■ What is expected
An exact copy of all the data is required, with pictures left out.

■ Available data

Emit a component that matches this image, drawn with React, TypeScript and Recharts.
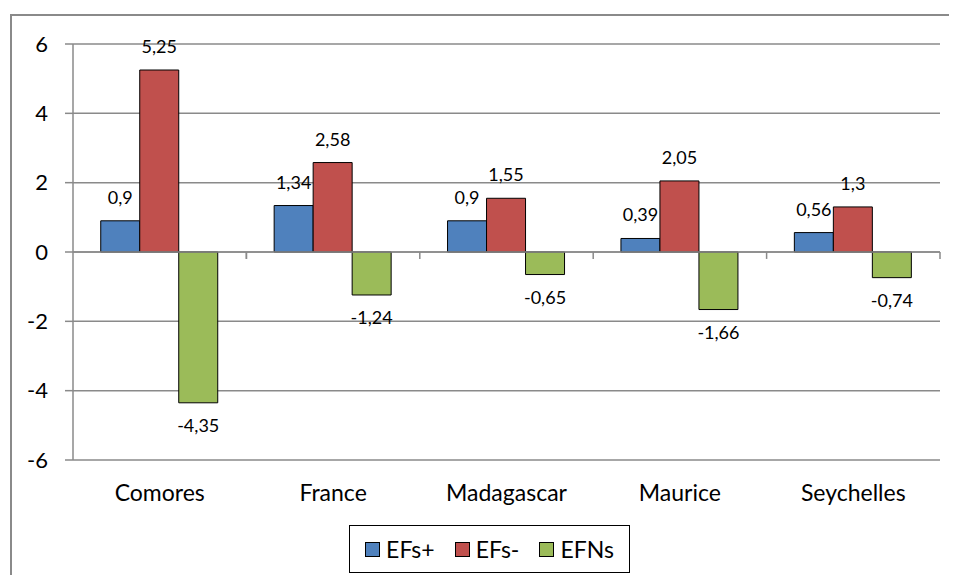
import React from 'react';
import { BarChart, Bar, XAxis, YAxis, CartesianGrid, LabelList, Legend, ReferenceLine } from 'recharts';

const countries = ['Comores', 'France', 'Madagascar', 'Maurice', 'Seychelles'];
const efsPlus = [0.9, 1.34, 0.9, 0.39, 0.56];
const efsMinus = [5.25, 2.58, 1.55, 2.05, 1.3];
const efns = [-4.35, -1.24, -0.65, -1.66, -0.74];
const yTicks = [-6, -4, -2, 0, 2, 4, 6];

const series = [
  { key: 'efsPlus', name: 'EFs+', color: '#4F81BD' },
  { key: 'efsMinus', name: 'EFs-', color: '#C0504D' },
  { key: 'efns', name: 'EFNs', color: '#9BBB59' },
];

const data = countries.map((c, i) => ({
  name: c,
  efsPlus: efsPlus[i],
  efsMinus: efsMinus[i],
  efns: efns[i],
}));

const FONT = 'Lato, "Open Sans", sans-serif';
const GRID = '#8a8a8a';

const fmt = (v: any) => String(v).replace('.', ',');

// outside-end label: above positive bars, below negative ones
const ValueLabel = (props: any) => {
  const { x, y, width, height, value } = props;
  const top = Math.min(y, y + height);
  const bottom = Math.max(y, y + height);
  const neg = value < 0;
  return (
    <text
      x={x + width / 2}
      y={neg ? bottom + 29 : top - 17}
      textAnchor="middle"
      fill="#000"
      fontSize={18}
      fontFamily={FONT}
    >
      {fmt(value)}
    </text>
  );
};

const LegendBox = () => (
  <div
    style={{
      border: '1px solid #000',
      width: 279,
      height: 46,
      display: 'flex',
      alignItems: 'center',
      justifyContent: 'center',
      gap: 20,
      fontFamily: FONT,
      fontSize: 23,
      color: '#000',
      background: '#fff',
    }}
  >
    {series.map(s => (
      <div key={s.key} style={{ display: 'flex', alignItems: 'center', gap: 6 }}>
        <span style={{ width: 13, height: 13, background: s.color, border: '1px solid #000', display: 'inline-block' }} />
        <span>{s.name}</span>
      </div>
    ))}
  </div>
);

export default function App() {
  return (
    <div style={{ position: 'relative', width: 957, height: 583, margin: -8, overflow: 'hidden', background: '#fff' }}>
      <div
        style={{
          position: 'absolute',
          left: 10,
          top: 14,
          width: 960,
          height: 620,
          border: '2px solid #8a8a8a',
          boxSizing: 'border-box',
        }}
      />
      <div style={{ position: 'absolute', left: 0, top: 0 }}>
        <BarChart
          width={957}
          height={583}
          data={data}
          margin={{ top: 44, right: 17, bottom: 0, left: 0 }}
          barCategoryGap="16%"
          barGap={0}
        >
          <CartesianGrid vertical={false} stroke={GRID} strokeWidth={1.5} />
          <XAxis
            dataKey="name"
            height={123}
            axisLine={false}
            tickLine={false}
            tickSize={0}
            tickMargin={25}
            interval={0}
            tick={{ fill: '#000', fontSize: 23, fontFamily: FONT }}
          />
          <YAxis
            width={73}
            domain={[-6, 6]}
            ticks={yTicks}
            interval={0}
            axisLine={{ stroke: GRID, strokeWidth: 1.5 }}
            tickLine={{ stroke: GRID, strokeWidth: 1.5 }}
            tickSize={8}
            tickMargin={17}
            tick={{ fill: '#000', fontSize: 22, fontFamily: FONT }}
          />
          <ReferenceLine y={0} stroke={GRID} strokeWidth={1.5} />
          {countries.map((c, i) => (
            <ReferenceLine
              key={c}
              segment={[{ x: c, y: 0 }, { x: c, y: -0.2 }]}
              position={i === 0 ? 'end' : 'start'}
              stroke={GRID}
              strokeWidth={1.5}
            />
          ))}
          <ReferenceLine
            segment={[{ x: countries[countries.length - 1], y: 0 }, { x: countries[countries.length - 1], y: -0.2 }]}
            position="end"
            stroke={GRID}
            strokeWidth={1.5}
          />
          {series.map(s => (
            <Bar key={s.key} dataKey={s.key} name={s.name} fill={s.color} stroke="#000" strokeWidth={1} isAnimationActive={false}>
              <LabelList dataKey={s.key} content={<ValueLabel />} />
            </Bar>
          ))}
          <Legend
            verticalAlign="middle"
            align="center"
            content={() => <LegendBox />}
            wrapperStyle={{ left: 349, top: 525, width: 281, height: 48 }}
          />
        </BarChart>
      </div>
    </div>
  );
}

■ Result
Emit a component that matches this image, drawn with React, TypeScript and Recharts.
import React from 'react';
import { BarChart, Bar, XAxis, YAxis, CartesianGrid, LabelList, Legend, ReferenceLine } from 'recharts';

const countries = ['Comores', 'France', 'Madagascar', 'Maurice', 'Seychelles'];
const efsPlus = [0.9, 1.34, 0.9, 0.39, 0.56];
const efsMinus = [5.25, 2.58, 1.55, 2.05, 1.3];
const efns = [-4.35, -1.24, -0.65, -1.66, -0.74];
const yTicks = [-6, -4, -2, 0, 2, 4, 6];

const series = [
  { key: 'efsPlus', name: 'EFs+', color: '#4F81BD' },
  { key: 'efsMinus', name: 'EFs-', color: '#C0504D' },
  { key: 'efns', name: 'EFNs', color: '#9BBB59' },
];

const data = countries.map((c, i) => ({
  name: c,
  efsPlus: efsPlus[i],
  efsMinus: efsMinus[i],
  efns: efns[i],
}));

const FONT = 'Lato, "Open Sans", sans-serif';
const GRID = '#8a8a8a';

const fmt = (v: any) => String(v).replace('.', ',');

// outside-end label: above positive bars, below negative ones
const ValueLabel = (props: any) => {
  const { x, y, width, height, value } = props;
  const top = Math.min(y, y + height);
  const bottom = Math.max(y, y + height);
  const neg = value < 0;
  return (
    <text
      x={x + width / 2}
      y={neg ? bottom + 29 : top - 17}
      textAnchor="middle"
      fill="#000"
      fontSize={18}
      fontFamily={FONT}
    >
      {fmt(value)}
    </text>
  );
};

const LegendBox = () => (
  <div
    style={{
      border: '1px solid #000',
      width: 279,
      height: 46,
      display: 'flex',
      alignItems: 'center',
      justifyContent: 'center',
      gap: 20,
      fontFamily: FONT,
      fontSize: 23,
      color: '#000',
      background: '#fff',
    }}
  >
    {series.map(s => (
      <div key={s.key} style={{ display: 'flex', alignItems: 'center', gap: 6 }}>
        <span style={{ width: 13, height: 13, background: s.color, border: '1px solid #000', display: 'inline-block' }} />
        <span>{s.name}</span>
      </div>
    ))}
  </div>
);

export default function App() {
  return (
    <div style={{ position: 'relative', width: 957, height: 583, margin: -8, overflow: 'hidden', background: '#fff' }}>
      <div
        style={{
          position: 'absolute',
          left: 10,
          top: 14,
          width: 960,
          height: 620,
          border: '2px solid #8a8a8a',
          boxSizing: 'border-box',
        }}
      />
      <div style={{ position: 'absolute', left: 0, top: 0 }}>
        <BarChart
          width={957}
          height={583}
          data={data}
          margin={{ top: 44, right: 17, bottom: 0, left: 0 }}
          barCategoryGap="16%"
          barGap={0}
        >
          <CartesianGrid vertical={false} stroke={GRID} strokeWidth={1.5} />
          <XAxis
            dataKey="name"
            height={123}
            axisLine={false}
            tickLine={false}
            tickSize={0}
            tickMargin={25}
            interval={0}
            tick={{ fill: '#000', fontSize: 23, fontFamily: FONT }}
          />
          <YAxis
            width={73}
            domain={[-6, 6]}
            ticks={yTicks}
            interval={0}
            axisLine={{ stroke: GRID, strokeWidth: 1.5 }}
            tickLine={{ stroke: GRID, strokeWidth: 1.5 }}
            tickSize={8}
            tickMargin={17}
            tick={{ fill: '#000', fontSize: 22, fontFamily: FONT }}
          />
          <ReferenceLine y={0} stroke={GRID} strokeWidth={1.5} />
          {countries.map((c, i) => (
            <ReferenceLine
              key={c}
              segment={[{ x: c, y: 0 }, { x: c, y: -0.2 }]}
              position={i === 0 ? 'end' : 'start'}
              stroke={GRID}
              strokeWidth={1.5}
            />
          ))}
          <ReferenceLine
            segment={[{ x: countries[countries.length - 1], y: 0 }, { x: countries[countries.length - 1], y: -0.2 }]}
            position="end"
            stroke={GRID}
            strokeWidth={1.5}
          />
          {series.map(s => (
            <Bar key={s.key} dataKey={s.key} name={s.name} fill={s.color} stroke="#000" strokeWidth={1} isAnimationActive={false}>
              <LabelList dataKey={s.key} content={<ValueLabel />} />
            </Bar>
          ))}
          <Legend
            verticalAlign="middle"
            align="center"
            content={() => <LegendBox />}
            wrapperStyle={{ left: 349, top: 525, width: 281, height: 48 }}
          />
        </BarChart>
      </div>
    </div>
  );
}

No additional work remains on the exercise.